Even when she is not at work, she is following the news to stay abreast of developments in stories that she might have to cover. 

“When I am in my convertible I listen to all-news stations,” she said.  

“My kids tell me that someone driving a convertible should be listening to music,” Kathleen added with a laugh. 

She said that many people probably “don’t understand or appreciate” the busy and unpredictable schedule of a radio news reporter. 

“You get called to go out on stories at all hours of the day and night,” Kathleen said. “Once I had a house full of people at our home for a party and had to leave because I had to go out on a story about a police officer that had been shot.” 

Starting in 2001 Kathleen became even busier after she landed a position as a general assignment reporter for 1010 WINS – an all-news station that for decades has promoted itself by saying, “You give us 22 minutes, we’ll give you the world.” 

“At WINS, it is so different than a music or a talk station,” she said. “You have to crank out the stories and be ready to provide an update every 20 minutes. It is very hectic.” 

Kathleen said that WINS operates an all-news operation on a shoestring budget. 

“They could use another five reporters there,” she said. “We all have to cover a lot of territory. I have put 200 miles on my car in one day covering stories.” 

Kathleen said that digitization has changed the role of radio news reporters. 

“You never before thought that being a good photographer would be part of a job description for a radio news reporter,” she said, noting that the reporters at WINS are equipped with a lap top computer and digital camera so that they can transmit stories and images for the station’s web site. 

Former Musicradio77 WABC morning news anchor John Meagher, who was an anchor at WINS from 1983 to 1998, has said that WCBS, the station’s all-news competitor in New York City, has some features that he admires. But he said in an Apr. 15, 2005 interview with Musicradio77.com that he was not sure if those features have attracted many listeners. 

John, who now lives on the outer banks of North Carolina, said that WINS has regularly generated higher ratings than WCBS, in part, because, “It is a good beer and potato chips all- news station.” 

“I agree with that, but I would add that WINS also is recognized in every neighborhood in the city,” Kathleen said regarding John’s comments. “When you go out with that WINS microphone logo, you almost always have people that say, ‘That’s my station.’ 
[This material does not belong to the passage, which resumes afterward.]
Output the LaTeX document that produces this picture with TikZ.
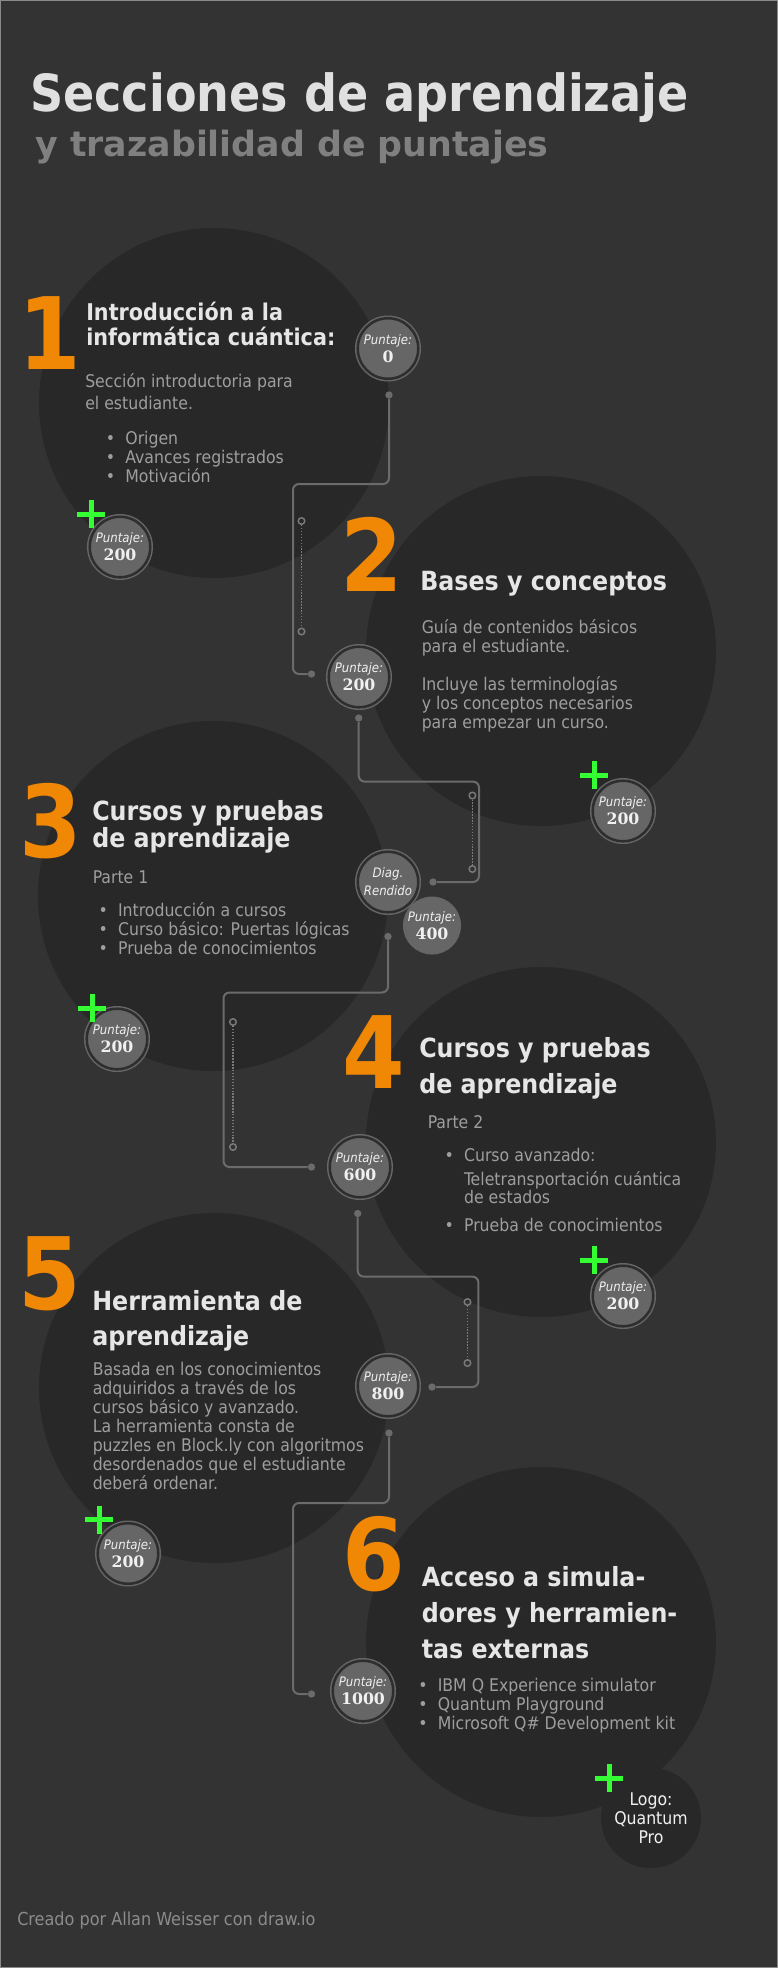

“If something is happening in New York City, people know that WINS is there,” she added. “I think in my five years there, I have traveled on every street in New York City.” 

Kathleen said that she listens to WABC Rewound each Memorial Day, when the station devotes 12 hours to playing tapes from the shows that the air personalities did during the 21 and a half years that it was a music station. 

One of her newscasts was included on Rewound 2006 during an air check of a Ron Lundy show. 

“I considered it a privilege,” she said of the experience of working at the most listened to station in the country. “There will never be another era like that and another station like that in radio.”